Difference between Target Maturity Fund and Fixed Maturity Plans
Both fixed maturity plans (FMPs) and target maturity funds have fixed maturity dates; upon maturity both FMPs and target maturity funds will payout the maturity proceeds to the investors. However, there are some important differences between the two – liquidity and credit quality.
FMPs are close ended funds; you cannot redeem units of FMPs before maturity date. Target maturity funds are open ended funds; you can redeem units of target maturity funds (subject to exit load structure) at prevailing Net Asset Values (NAVs). If you have invested in Target Maturity ETFs, then you can sell them in the stock exchange at any time at prevailing market price.
There is no restrictions with regards to the debt and money market instruments in which FMPs can invest as long as they mature with on or before the fixed maturity date. Target maturity funds, on the other hand, can invest only in G-Secs, SDLs and PSU bonds. G-Secs have sovereign guarantee; so there is no credit risk. SDLs are issued by State Governments. RBI guarantees interest and principal payments of SDLs; there is virtually no credit risk. The Government is the majority shareholder of the PSUs; the chances of a PSU bond defaulting is very low because it is backed by the Government. You can see that the credit quality of target maturity funds is very high – virtually no credit risk.
Interest rate risk
Bond prices have an inverse relationship with interest rates. If interest rates rise, bond prices will fall and vice versa. The interest rate sensitivity of a bond is directly related to its maturity or duration. Longer the maturity or duration of a bond, higher is the interest rate risk. Target maturity funds are subject to interest rate risk. However, the interest rate risk of the target maturity fund reduces over time. Suppose, you invested in a 5 year bond and want to hold till maturity. After 1 year, the residual maturity of the bond will be 4 years, so the interest risk will be lower. After 2 years, the residual maturity of the bond will be 3 years, so the interest risk will be lower. As target maturity funds roll down the maturity curve, the interest rate risk reduces over time.
Why invest in target maturity funds?
- Simple structure and relatively high visibility of returns. If you hold a target maturity fund till maturity, your returns will be equal to the Yield to Maturity (YTM) adjusted for the fund expenses (TER).
- Since target maturity funds are passive schemes there total expense ratio (TERs) is much lower compared to actively managed schemes. If there are two funds (one active and one passive) with similar YTMs, the fund with lower TER will give higher returns.

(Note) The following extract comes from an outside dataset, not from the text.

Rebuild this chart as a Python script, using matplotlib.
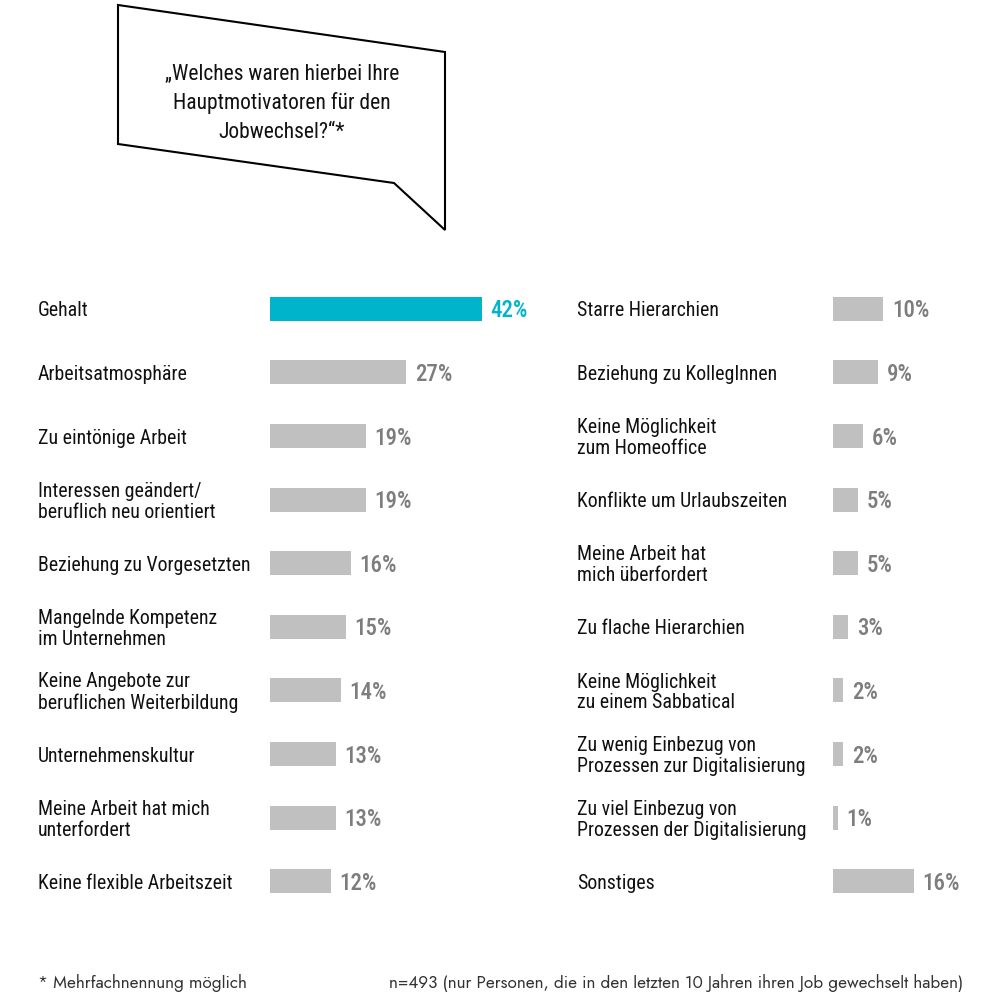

- Very high credit quality, since target maturity funds only invest in G-Secs, SDLs and PSU bonds.
- High liquidity, since you can redeem units of target maturity index funds at any time with the AMC (subject to exit load structure) and sell units of target maturity ETFs in the stock exchanges at prevailing prices.

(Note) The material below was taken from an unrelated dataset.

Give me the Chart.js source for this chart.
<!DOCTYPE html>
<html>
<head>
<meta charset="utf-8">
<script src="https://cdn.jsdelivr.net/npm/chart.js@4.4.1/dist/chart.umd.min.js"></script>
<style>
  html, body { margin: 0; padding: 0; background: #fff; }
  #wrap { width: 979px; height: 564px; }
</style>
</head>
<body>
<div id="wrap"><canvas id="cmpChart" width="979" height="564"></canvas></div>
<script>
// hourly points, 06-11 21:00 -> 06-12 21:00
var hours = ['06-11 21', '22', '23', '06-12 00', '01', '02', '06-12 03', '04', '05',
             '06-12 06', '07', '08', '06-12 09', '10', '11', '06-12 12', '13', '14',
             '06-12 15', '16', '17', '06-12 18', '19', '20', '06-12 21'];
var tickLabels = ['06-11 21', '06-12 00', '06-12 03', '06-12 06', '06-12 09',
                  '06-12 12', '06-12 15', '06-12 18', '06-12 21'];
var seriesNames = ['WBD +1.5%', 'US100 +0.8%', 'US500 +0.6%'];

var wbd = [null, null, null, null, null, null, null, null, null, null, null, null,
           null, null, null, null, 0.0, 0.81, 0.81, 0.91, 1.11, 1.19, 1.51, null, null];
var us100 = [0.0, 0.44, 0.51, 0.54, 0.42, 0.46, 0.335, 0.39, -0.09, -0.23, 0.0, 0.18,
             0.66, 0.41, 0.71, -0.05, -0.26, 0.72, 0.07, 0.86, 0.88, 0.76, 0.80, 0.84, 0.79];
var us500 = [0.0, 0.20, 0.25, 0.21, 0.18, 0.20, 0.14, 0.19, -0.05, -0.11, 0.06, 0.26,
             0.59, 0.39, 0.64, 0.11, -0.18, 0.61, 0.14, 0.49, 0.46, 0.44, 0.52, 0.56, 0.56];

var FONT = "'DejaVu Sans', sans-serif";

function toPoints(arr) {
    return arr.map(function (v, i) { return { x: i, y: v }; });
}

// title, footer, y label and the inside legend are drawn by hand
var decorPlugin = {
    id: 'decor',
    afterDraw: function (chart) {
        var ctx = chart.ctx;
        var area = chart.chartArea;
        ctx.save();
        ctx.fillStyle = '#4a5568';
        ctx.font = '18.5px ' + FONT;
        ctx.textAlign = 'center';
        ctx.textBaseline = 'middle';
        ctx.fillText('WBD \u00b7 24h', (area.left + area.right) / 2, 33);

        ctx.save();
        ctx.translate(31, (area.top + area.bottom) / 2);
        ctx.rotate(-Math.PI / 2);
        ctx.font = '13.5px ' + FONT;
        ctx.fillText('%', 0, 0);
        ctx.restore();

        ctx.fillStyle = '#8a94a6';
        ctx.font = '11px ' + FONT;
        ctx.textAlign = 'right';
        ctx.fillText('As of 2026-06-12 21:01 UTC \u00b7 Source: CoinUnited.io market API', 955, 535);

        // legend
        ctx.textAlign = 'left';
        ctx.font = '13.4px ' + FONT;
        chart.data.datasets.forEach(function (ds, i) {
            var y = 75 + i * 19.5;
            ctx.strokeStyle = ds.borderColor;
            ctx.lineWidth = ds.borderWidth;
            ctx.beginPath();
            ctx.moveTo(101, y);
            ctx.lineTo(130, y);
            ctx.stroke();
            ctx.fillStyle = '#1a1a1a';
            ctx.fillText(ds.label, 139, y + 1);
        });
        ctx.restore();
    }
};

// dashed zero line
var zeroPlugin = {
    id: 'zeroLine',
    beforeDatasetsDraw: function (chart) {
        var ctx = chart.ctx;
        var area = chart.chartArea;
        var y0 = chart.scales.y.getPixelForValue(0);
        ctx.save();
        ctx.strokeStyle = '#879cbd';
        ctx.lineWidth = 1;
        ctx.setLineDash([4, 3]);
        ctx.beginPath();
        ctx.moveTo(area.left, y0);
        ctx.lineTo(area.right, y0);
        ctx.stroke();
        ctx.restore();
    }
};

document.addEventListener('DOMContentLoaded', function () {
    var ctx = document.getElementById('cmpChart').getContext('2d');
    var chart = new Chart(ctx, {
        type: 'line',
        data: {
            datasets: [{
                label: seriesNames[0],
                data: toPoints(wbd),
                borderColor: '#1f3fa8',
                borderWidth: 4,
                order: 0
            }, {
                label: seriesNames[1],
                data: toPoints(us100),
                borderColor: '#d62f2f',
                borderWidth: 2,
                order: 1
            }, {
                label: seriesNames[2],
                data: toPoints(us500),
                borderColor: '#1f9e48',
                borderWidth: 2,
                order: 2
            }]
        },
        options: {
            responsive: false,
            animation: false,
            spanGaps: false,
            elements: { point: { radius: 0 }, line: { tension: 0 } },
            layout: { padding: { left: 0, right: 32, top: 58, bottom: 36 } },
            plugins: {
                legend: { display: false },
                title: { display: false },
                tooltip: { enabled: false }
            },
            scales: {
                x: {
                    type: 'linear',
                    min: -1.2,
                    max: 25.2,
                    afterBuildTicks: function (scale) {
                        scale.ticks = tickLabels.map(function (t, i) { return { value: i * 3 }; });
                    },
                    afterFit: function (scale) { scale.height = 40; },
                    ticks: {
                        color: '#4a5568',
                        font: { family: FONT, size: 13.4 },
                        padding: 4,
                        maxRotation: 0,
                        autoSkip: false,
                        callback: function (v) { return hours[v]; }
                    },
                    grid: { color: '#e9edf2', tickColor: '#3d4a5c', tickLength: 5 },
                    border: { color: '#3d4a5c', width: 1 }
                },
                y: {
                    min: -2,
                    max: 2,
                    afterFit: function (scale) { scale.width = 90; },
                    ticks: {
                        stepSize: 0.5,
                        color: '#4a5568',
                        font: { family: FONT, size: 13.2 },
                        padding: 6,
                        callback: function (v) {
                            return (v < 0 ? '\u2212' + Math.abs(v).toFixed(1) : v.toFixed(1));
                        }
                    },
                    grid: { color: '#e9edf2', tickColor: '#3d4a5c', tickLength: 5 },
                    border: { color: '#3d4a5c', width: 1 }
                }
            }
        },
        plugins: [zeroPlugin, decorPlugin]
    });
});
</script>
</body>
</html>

- Interest rate risk reduces over the investment tenure of the fund (as explained above).
- For investment tenures of 3 years plus, you can enjoy benefits of long term capital gains taxation. Long term capital gains in target maturity funds are taxed at only 20% after allowing for indexation benefits.
- Yields have risen considerably over the last 1 year or so. Yields of 4 to 7 year Government bonds are in the range of 7.2 – 7.3% (source: worldgovernmentbonds.com). You can lock in the current yields over the maturity period by investing in target maturity funds.
Investors should consult with their financial advisors or mutual fund distributors if target maturity funds are suitable for their investment needs.
Mutual Fund Investments are subject to market risk, read all scheme related documents carefully.